Ve ey seçme kullar! Size gelince; varlığınızı O'na teslim edin. O'nun her tedbirine razı olun. Bir şey istemeyin, O'nu anmakla meşgul olun. Hak Teâlâ geçmiş peygamberlere indirdiği bazı kitaplarda şöyle buyurur: “Bir kimse Beni anmakla uğraşır ve bir şey istemeye zaman ayıramazsa; ona verdiğim, durmadan ihtiyaç beyan edenlerden daha artık olur.”
Bu yüce kelâmı işitmedin mi, ne kadar güzel. Ey O'nu anmakla uğraşan ve kalbini O'nun uğruna engin kılan, vergisine razı değil misin ki, o seninle oluyor. Bu hâli şu kudsî hadîs bize anlatır: “Ben, Beni ananlayım.” Yine buyurur: “Ben, kalbi Benim uğrumda mahzun olanlarla olurum.”

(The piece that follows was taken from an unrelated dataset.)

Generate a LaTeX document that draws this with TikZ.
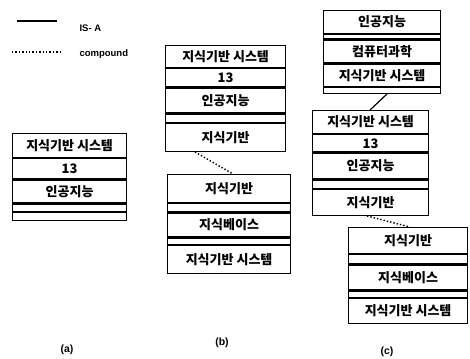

Ey evlat! O'nu anman kalbini O'na yaklaştırır. Ve yakınlık evine girersin, misafiri olursun. Her misafire ikram edilir, bilhassa padişahın misafirine. Ne zamana kadar bu şahı bırakacak, bayağı mülk ve dünya sahipleri ile olacaksın? Yakında onlar ile aran açılacak, mülk ve sahipleri gidecek. Yakında âhireti görürsün ve o zaman sanki dünya hiç yokmuş gibi, âhiret ise sonsuz olur.

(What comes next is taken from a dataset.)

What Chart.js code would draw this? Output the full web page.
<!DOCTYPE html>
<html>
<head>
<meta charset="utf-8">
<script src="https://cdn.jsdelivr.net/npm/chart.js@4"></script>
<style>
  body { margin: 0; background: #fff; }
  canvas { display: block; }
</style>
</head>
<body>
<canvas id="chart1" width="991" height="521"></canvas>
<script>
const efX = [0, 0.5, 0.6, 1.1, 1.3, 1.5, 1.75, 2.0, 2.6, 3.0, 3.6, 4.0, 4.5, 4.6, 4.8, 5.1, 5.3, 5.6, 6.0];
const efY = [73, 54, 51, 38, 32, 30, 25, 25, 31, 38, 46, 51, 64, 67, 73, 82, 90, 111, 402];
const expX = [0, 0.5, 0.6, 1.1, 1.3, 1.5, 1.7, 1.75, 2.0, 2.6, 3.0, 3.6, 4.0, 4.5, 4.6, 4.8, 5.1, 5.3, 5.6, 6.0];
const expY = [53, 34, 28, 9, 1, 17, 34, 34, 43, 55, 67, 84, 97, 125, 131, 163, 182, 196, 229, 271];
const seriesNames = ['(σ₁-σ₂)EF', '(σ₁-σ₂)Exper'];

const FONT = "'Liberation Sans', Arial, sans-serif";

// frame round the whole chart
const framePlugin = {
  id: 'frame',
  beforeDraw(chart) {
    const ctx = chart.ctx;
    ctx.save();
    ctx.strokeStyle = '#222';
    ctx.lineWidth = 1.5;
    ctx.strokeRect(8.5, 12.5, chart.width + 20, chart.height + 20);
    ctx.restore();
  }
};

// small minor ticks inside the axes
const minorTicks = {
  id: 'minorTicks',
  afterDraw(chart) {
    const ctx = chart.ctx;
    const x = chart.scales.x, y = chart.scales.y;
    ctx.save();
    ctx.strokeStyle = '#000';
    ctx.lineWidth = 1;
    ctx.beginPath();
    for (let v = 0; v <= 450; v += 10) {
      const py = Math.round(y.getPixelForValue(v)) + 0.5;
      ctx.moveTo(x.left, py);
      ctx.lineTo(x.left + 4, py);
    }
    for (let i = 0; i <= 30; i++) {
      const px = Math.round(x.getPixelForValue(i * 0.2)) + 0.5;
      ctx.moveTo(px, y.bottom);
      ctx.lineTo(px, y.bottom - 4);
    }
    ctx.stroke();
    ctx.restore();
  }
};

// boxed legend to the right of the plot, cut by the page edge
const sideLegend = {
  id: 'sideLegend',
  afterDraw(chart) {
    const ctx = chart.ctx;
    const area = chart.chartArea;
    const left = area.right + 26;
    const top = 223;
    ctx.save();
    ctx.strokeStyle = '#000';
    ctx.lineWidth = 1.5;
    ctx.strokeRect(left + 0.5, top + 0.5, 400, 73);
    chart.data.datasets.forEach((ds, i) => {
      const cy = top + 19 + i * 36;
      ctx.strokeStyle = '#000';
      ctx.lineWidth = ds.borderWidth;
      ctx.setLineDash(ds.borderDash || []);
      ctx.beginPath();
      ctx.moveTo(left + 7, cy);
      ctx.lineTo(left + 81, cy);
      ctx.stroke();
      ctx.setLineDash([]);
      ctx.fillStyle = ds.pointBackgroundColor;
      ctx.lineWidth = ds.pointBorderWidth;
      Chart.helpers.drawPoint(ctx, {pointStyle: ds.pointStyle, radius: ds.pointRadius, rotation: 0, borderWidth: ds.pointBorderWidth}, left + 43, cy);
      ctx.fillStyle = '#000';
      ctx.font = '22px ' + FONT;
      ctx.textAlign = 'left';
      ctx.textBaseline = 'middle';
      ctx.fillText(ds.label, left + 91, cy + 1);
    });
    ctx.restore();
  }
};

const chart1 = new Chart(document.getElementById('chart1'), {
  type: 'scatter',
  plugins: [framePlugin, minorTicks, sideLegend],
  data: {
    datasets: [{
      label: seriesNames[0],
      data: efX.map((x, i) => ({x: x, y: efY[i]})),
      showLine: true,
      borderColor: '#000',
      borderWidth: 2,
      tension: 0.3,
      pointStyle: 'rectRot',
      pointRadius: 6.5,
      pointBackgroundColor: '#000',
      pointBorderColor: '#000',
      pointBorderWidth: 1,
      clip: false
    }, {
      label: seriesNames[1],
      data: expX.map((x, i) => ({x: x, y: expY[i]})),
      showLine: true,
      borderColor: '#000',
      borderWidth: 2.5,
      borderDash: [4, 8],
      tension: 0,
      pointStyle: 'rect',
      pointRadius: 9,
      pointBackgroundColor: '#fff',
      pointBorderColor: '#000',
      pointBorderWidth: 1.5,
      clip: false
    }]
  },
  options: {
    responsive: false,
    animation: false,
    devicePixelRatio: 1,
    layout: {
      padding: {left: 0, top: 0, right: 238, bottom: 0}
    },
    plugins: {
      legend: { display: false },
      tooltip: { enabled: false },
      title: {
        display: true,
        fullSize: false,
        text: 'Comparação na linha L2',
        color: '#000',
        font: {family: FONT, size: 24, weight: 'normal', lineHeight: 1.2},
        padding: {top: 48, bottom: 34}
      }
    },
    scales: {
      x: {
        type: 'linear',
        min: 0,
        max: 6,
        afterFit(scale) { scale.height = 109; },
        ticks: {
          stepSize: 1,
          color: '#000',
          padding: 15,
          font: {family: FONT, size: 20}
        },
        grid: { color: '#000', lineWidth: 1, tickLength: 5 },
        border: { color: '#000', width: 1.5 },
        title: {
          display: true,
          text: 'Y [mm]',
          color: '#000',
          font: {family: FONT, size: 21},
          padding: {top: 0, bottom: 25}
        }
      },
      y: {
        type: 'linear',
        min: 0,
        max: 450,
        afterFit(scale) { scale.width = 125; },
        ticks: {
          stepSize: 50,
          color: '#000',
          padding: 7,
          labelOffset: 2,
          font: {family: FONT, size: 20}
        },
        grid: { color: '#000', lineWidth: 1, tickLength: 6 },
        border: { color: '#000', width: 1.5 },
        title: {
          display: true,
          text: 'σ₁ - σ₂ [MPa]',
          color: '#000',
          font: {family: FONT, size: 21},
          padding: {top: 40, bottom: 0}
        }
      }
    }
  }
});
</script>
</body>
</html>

Benden kaçmayınız; elimde dünyalık yok. Fakat yanımda çok zenginler var. Onlar hem sizden hem de şarkta, garpta bulunanlardan zengin. Ancak sizi istemem sizin için oluyor; iplerinizi bükmekteyim.

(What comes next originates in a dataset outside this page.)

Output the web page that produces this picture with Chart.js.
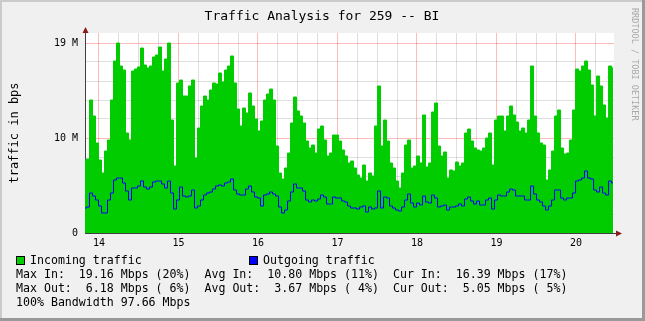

İcatçı olma, Allah'ın dininde olmayan şeyleri yapmaya çalışma. Elinde iki adil şahit olsun; biri Kitap, öbürü de Sünnet. Bunlar seni Rabb’ine ulaştırır. Ama sen bunu anlamadan icat çıkarmaktasın. Elinde iki şahidin var: Biri zayıf aklın, öbürü de şahsî arzun. Şüphesiz bunlar seni ateşe iter; Firavun, Haman ve onların tebaasına katar.
Kaderi hüccet olarak ele alma; bunu kimseye kabul ettiremezsin. Sana en çok gereken ilim mektebine girmek, öğrenmek; sonra amel etmektir. Daha sonra da ihlâs. Bir şey ki, sana lâzım olduğu hâlde gelmiyor, onu ara. Bütün gücünü ilme ve amele harca. İlmini ve amelini dünyaya harcama. Bu gücün, her zaman devam etmez, tükenir. Kuvvetini faydalanacağın şeylere harca.
Bu arada biri kalktı, vecde kapılmıştı. Mevzu dışı sordu:
“Şu gelinin bahtı için ona gerekeni söyle!” Şu cevabı aldı:
“Sevgi şahtan başlar, sonra zifaf.”
Ey evlat! Kendini Hakk'ın rızasına ver. Gayretli ol; O'nun rızasına kavuşursun, senden razı olur. O senden razı olunca sever. Geçim kederini kalbinden at. Allah rızkını gönderir. Bir şey seninse yormadan gelir. Bütün maksatları kalbinden çıkar. Bir gayen kalsın, o da Aziz ve Celil olan Hak. Bunu yaparsan O, her derdine yeter. İstediğin, en çok yarayan şey olmalı. Himmetin dünyaya olursa onunla kalırsın, âhirete olursa âhiretle kalırsın; halkı istersen zaten onlarla berabersin, şayet arzun Hak Teâlâ olursa dünya ve âhirette O'nunla beraber olursun.